Emergency food rations and medicine have reached communities in India where severe hunger is a more imminent threat than COVID-19.

On 25 March, the same week that a lockdown was implemented in the UK, a nationwide lockdown was imposed in India in a bid to contain the COVID-19 pandemic.

Images of desperate migrant workers no longer able to work fleeing cities on foot for their native villages were beamed across the globe.

To date the number of coronavirus deaths reported in India remains relatively low, arguably because of the government's prompt lockdown strategy.

Experts warn easing the restrictions too early could have catastrophic consequences. Therefore the world's biggest lockdown was extended by two weeks last weekend.

India is the second most populous country with a population of 1.3 billion. With such an enormous population, social distancing is often impossible.

Marginalised communities have limited access to food, healthcare and water. This leads to malnutrition and poor sanitation, the perfect conditions for leprosy to thrive.
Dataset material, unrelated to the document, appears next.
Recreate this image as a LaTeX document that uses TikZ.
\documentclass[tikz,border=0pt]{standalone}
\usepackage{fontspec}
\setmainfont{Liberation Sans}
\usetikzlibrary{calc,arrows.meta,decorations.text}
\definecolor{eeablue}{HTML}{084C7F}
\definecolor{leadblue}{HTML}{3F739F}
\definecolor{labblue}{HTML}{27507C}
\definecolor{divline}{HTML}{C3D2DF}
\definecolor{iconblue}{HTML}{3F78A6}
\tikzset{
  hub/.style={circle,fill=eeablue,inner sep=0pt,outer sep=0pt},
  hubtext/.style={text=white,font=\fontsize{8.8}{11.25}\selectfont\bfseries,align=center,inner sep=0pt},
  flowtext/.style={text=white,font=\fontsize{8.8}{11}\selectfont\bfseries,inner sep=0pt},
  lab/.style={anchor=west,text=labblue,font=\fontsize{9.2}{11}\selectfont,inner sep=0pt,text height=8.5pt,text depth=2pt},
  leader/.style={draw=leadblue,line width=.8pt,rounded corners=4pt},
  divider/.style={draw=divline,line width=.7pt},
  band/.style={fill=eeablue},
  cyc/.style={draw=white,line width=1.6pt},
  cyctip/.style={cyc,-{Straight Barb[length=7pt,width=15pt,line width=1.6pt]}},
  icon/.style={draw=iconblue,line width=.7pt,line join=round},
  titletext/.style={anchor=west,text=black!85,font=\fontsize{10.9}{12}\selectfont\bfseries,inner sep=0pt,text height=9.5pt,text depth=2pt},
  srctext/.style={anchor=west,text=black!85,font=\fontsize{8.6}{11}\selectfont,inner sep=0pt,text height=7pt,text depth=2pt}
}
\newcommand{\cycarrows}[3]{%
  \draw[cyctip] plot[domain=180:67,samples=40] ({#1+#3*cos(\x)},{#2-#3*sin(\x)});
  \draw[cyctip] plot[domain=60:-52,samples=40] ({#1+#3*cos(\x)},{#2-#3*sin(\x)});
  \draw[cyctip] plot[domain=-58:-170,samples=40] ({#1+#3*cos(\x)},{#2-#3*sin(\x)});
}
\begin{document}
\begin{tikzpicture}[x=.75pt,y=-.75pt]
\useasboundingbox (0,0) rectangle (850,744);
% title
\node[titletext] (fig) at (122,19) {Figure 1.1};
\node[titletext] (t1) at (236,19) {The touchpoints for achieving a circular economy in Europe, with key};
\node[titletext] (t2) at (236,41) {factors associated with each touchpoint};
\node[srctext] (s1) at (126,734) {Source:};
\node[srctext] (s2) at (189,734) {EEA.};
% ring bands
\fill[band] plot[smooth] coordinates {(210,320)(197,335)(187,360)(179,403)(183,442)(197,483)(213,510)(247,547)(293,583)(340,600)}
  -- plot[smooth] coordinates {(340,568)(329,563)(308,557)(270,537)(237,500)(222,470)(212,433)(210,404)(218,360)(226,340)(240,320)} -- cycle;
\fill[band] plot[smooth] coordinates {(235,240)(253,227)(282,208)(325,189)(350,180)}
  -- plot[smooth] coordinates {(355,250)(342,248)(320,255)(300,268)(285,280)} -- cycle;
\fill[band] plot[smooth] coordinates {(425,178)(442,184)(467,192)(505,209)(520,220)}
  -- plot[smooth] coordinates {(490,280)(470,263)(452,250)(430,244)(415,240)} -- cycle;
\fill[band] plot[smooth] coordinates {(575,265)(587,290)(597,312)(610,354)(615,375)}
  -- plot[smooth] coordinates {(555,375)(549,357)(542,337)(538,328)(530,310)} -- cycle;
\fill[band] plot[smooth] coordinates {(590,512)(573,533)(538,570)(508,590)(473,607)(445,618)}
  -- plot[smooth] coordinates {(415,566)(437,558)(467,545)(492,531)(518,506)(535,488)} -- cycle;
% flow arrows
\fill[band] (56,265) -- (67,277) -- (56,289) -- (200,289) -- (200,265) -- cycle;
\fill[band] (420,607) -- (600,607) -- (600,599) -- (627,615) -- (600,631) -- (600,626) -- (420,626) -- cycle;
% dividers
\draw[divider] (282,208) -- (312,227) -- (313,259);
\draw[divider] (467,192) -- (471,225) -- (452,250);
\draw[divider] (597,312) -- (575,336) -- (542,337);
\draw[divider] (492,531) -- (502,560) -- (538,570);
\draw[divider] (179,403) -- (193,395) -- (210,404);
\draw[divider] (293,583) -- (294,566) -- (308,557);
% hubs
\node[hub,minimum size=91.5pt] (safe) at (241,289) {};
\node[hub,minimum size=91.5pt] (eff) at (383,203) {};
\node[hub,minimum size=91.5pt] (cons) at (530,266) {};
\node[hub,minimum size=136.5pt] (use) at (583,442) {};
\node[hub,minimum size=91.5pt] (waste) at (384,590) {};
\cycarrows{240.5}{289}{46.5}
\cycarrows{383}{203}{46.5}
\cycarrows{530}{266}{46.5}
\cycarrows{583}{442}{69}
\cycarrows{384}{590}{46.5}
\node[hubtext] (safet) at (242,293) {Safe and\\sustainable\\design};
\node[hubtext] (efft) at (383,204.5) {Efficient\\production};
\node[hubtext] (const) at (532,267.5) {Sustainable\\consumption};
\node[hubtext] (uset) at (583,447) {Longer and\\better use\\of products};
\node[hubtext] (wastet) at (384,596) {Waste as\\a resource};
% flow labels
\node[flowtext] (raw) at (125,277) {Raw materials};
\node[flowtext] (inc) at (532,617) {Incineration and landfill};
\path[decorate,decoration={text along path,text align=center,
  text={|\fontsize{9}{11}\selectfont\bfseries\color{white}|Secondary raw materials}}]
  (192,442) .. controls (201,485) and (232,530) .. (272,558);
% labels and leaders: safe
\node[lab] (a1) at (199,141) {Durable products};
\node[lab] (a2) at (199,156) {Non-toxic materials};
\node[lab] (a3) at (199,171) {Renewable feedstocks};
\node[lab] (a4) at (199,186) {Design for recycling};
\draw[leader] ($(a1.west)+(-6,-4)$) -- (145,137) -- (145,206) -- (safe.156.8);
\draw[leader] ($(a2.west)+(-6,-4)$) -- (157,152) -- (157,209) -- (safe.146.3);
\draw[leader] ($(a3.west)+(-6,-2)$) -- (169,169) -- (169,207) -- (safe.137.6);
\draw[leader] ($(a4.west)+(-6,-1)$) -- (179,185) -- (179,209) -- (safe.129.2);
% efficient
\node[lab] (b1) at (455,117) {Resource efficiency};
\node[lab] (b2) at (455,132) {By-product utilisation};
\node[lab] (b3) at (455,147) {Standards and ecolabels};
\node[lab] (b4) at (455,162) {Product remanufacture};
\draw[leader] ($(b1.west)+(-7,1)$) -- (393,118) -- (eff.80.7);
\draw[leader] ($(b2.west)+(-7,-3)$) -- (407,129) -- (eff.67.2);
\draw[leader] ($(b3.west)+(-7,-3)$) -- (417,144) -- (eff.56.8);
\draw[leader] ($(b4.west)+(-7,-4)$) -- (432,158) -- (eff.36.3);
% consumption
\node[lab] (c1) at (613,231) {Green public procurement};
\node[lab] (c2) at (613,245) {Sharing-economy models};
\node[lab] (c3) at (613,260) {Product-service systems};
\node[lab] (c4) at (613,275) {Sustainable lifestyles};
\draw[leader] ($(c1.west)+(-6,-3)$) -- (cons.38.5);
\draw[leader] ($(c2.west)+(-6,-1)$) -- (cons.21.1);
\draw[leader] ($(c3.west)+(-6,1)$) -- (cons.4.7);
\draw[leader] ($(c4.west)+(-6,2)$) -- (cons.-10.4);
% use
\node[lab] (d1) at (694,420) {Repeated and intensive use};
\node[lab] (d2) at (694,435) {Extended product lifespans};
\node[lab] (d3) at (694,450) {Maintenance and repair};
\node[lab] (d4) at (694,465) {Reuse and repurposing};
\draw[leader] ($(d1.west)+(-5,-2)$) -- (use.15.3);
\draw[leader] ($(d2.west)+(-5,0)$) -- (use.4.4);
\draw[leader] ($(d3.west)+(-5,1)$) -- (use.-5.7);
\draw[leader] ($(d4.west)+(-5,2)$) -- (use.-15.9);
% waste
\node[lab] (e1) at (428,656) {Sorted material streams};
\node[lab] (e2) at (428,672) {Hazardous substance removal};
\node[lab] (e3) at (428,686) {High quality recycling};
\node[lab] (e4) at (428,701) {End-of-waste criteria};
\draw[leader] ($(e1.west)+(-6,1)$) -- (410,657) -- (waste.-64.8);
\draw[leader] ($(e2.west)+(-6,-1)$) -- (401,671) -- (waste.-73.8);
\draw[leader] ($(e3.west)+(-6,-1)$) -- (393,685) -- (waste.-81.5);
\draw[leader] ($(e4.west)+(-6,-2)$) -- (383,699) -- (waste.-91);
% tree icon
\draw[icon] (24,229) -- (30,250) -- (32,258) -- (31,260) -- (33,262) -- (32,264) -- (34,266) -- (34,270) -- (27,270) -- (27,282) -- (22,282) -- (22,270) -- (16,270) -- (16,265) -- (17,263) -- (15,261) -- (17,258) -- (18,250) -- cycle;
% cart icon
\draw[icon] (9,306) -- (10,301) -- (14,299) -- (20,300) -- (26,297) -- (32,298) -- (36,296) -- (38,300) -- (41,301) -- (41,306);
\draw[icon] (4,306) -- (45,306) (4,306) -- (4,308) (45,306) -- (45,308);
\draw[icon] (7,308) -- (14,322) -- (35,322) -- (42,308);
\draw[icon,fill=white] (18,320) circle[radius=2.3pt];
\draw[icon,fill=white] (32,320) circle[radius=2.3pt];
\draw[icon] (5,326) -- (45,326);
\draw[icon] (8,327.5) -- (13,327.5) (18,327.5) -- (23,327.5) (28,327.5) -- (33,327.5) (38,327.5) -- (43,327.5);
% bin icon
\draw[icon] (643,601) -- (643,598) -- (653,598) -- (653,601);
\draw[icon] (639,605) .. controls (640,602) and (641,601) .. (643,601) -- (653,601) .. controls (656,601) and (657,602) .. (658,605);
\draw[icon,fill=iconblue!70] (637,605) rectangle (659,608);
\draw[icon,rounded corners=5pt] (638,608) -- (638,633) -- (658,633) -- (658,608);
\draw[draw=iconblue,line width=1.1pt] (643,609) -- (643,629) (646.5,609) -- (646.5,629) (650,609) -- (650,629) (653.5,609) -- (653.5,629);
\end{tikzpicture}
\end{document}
It also creates an ideal environment for the transmission of the coronavirus. 

The Government of India has been working with the nation’s 36 states and territories , along with non-government organisations and civil society organisatons, to impose curfews and lockdowns to curb transmission.

National Director of The Leprosy Mission, Peter Waddup, said: “If the coronavirus was left to sweep through India it would cause complete devastation.

“There are enormous pressures on our hospital budgets in India and these will increase as a result of COVID-19. We are raising emergency funds to keep hospitals running and to provide PPE in a bid to keep our amazing staff and patients safe during these unprecedented times.

“But tragically we are hearing from our colleagues and partners that hunger is the real threat in the communities we serve.

“Knowing that a food shortage is added to the suffering that the people affected by leprosy I have met in India already face really breaks my heart.

“The lockdown imposed on the country has meant no work and minimal movement with no public transport.

“People affected by leprosy cannot even go out to beg on the streets to feed their families. Even this most desperate means of survival is taken from them.

“At the moment we have no option but to change the focus of our work from life-changing to life-saving.”

Leprosy Mission teams and partners have distributed emergency food rations to communities, including the one pictured living by a railway line on the outskirts of Kolkata.

They are also providing masks and essential messaging on the symptoms of COVID-19, the necessity to self-isolate and importance of social distancing where possible.

Medical teams from The Leprosy Mission’s Premananda Hospital in Kolkata are touring communities providing essential health services and medicine during the lockdown.

More than half of all leprosy cases reported across the globe each year are in India.

Peter said: “India is a really special country for us as it was where The Leprosy Mission began its work almost 150 years ago.

“We pray for the people we serve in leprosy-affected communities during the toughest times they are facing right now. It is our duty that we do everything humanly possible to keep them fed and well until this dreadful pandemic subsides.”